>>>
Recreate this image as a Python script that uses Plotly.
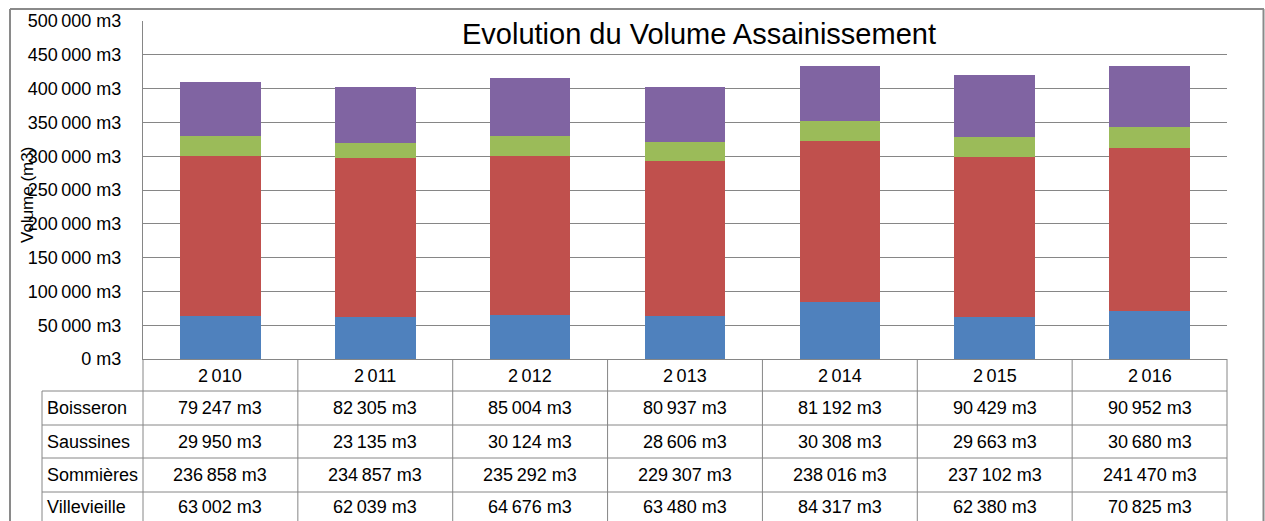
import plotly.graph_objects as go

# ---- data ----
years = ["2010", "2011", "2012", "2013", "2014", "2015", "2016"]
year_labels = ["2\u2009010", "2\u2009011", "2\u2009012", "2\u2009013", "2\u2009014", "2\u2009015", "2\u2009016"]
boisseron = [79247, 82305, 85004, 80937, 81192, 90429, 90952]
saussines = [29950, 23135, 30124, 28606, 30308, 29663, 30680]
sommieres = [236858, 234857, 235292, 229307, 238016, 237102, 241470]
villevieille = [63002, 62039, 64676, 63480, 84317, 62380, 70825]
y_ticks = [0, 50000, 100000, 150000, 200000, 250000, 300000, 350000, 400000, 450000, 500000]

series = [
    ("Villevieille", villevieille, "#4F81BD"),
    ("Sommières", sommieres, "#C0504D"),
    ("Saussines", saussines, "#9BBB59"),
    ("Boisseron", boisseron, "#8064A2"),
]
table_rows = ["Boisseron", "Saussines", "Sommières", "Villevieille"]
table_data = {"Boisseron": boisseron, "Saussines": saussines,
              "Sommières": sommieres, "Villevieille": villevieille}


def fmt(v):
    return f"{v:,}".replace(",", "\u2009") + " m3"


# ---- layout geometry (page pixels) ----
W, H = 1265, 521
L, R, T, B = 143, 1227, 21, 359  # plot area
PW, PH = R - L, B - T
FONT = "Liberation Sans, Arial, sans-serif"
GRID = "#868686"


def px(x):
    return (x - L) / PW


def py(y):
    return (B - y) / PH


fig = go.Figure()
for name, vals, color in series:
    fig.add_trace(go.Bar(x=years, y=vals, name=name, marker=dict(color=color, line=dict(width=0)),
                         width=0.52, showlegend=False))

fig.update_layout(
    width=W, height=H, barmode="stack",
    margin=dict(l=L, r=W - R, t=T, b=H - B, pad=0, autoexpand=False),
    paper_bgcolor="white", plot_bgcolor="white",
    font=dict(family=FONT, size=18, color="black"),
    xaxis=dict(type="category", range=[-0.5, 6.5], showticklabels=False, showgrid=False,
               showline=True, linecolor=GRID, linewidth=1, zeroline=False, ticks="",
               automargin=False),
    yaxis=dict(range=[0, 500000], tickvals=y_ticks, ticktext=[fmt(v) for v in y_ticks],
               showgrid=True, gridcolor=GRID, gridwidth=1, showline=True, linecolor=GRID,
               linewidth=1, zeroline=False, ticks="", ticklabelstandoff=17, automargin=False,
               tickfont=dict(family=FONT, size=18, color="black")),
)

ann = []
# title
ann.append(dict(text="Evolution du Volume Assainissement", xref="paper", yref="paper",
                x=px(699), y=py(34), xanchor="center", yanchor="middle", showarrow=False,
                font=dict(family=FONT, size=29, color="black")))
# y-axis title
ann.append(dict(text="Volume (m3)", xref="paper", yref="paper", x=px(27), y=py(195),
                xanchor="center", yanchor="middle", textangle=-90, showarrow=False,
                font=dict(family=FONT, size=17, color="black")))
# header row (years)
for i, lab in enumerate(year_labels):
    ann.append(dict(text=lab, xref="x", yref="paper", x=i, y=py(376), xanchor="center",
                    yanchor="middle", showarrow=False, font=dict(family=FONT, size=18)))
# table body
row_centers = [408, 441.5, 475, 507]
for rname, yc in zip(table_rows, row_centers):
    ann.append(dict(text=rname, xref="paper", yref="paper", x=px(45), y=py(yc),
                    xanchor="left", yanchor="middle", showarrow=False,
                    font=dict(family=FONT, size=18)))
    for i, v in enumerate(table_data[rname]):
        ann.append(dict(text=fmt(v), xref="x", yref="paper", x=i, y=py(yc),
                        xanchor="center", yanchor="middle", showarrow=False,
                        font=dict(family=FONT, size=18)))
fig.update_layout(annotations=ann)

shapes = []
line = dict(color=GRID, width=1)
# table horizontal lines
for yl in [391, 425, 458, 492]:
    shapes.append(dict(type="line", xref="paper", yref="paper", x0=px(42), x1=1,
                       y0=py(yl), y1=py(yl), line=line))
# table vertical lines at column boundaries
n = len(years)
for k in range(n + 1):
    shapes.append(dict(type="line", xref="paper", yref="paper", x0=k / n, x1=k / n,
                       y0=0, y1=py(523), line=line))
# label column left edge
shapes.append(dict(type="line", xref="paper", yref="paper", x0=px(42), x1=px(42),
                   y0=py(391), y1=py(523), line=line))
# outer frame
frame = dict(color="#8a8a8a", width=2)
shapes.append(dict(type="line", xref="paper", yref="paper", x0=px(10), x1=px(1264),
                   y0=py(9), y1=py(9), line=frame))
shapes.append(dict(type="line", xref="paper", yref="paper", x0=px(10), x1=px(10),
                   y0=py(9), y1=py(523), line=frame))
shapes.append(dict(type="line", xref="paper", yref="paper", x0=px(1263.5), x1=px(1263.5),
                   y0=py(9), y1=py(523), line=frame))
fig.update_layout(shapes=shapes)

fig.write_html("out.html", config={"displayModeBar": False},
               post_script="document.body.style.margin='0';document.body.style.overflow='hidden';")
<<<
* **WHAT THE TASK REQUIRES**: Only the lines from the start of the material through the line containing "400000, 450000, 500000]" should be transcribed. Pictures stay out.

* **EXPECTED OUTPUT**:
Recreate this image as a Python script that uses Plotly.
import plotly.graph_objects as go

# ---- data ----
years = ["2010", "2011", "2012", "2013", "2014", "2015", "2016"]
year_labels = ["2\u2009010", "2\u2009011", "2\u2009012", "2\u2009013", "2\u2009014", "2\u2009015", "2\u2009016"]
boisseron = [79247, 82305, 85004, 80937, 81192, 90429, 90952]
saussines = [29950, 23135, 30124, 28606, 30308, 29663, 30680]
sommieres = [236858, 234857, 235292, 229307, 238016, 237102, 241470]
villevieille = [63002, 62039, 64676, 63480, 84317, 62380, 70825]
y_ticks = [0, 50000, 100000, 150000, 200000, 250000, 300000, 350000, 400000, 450000, 500000]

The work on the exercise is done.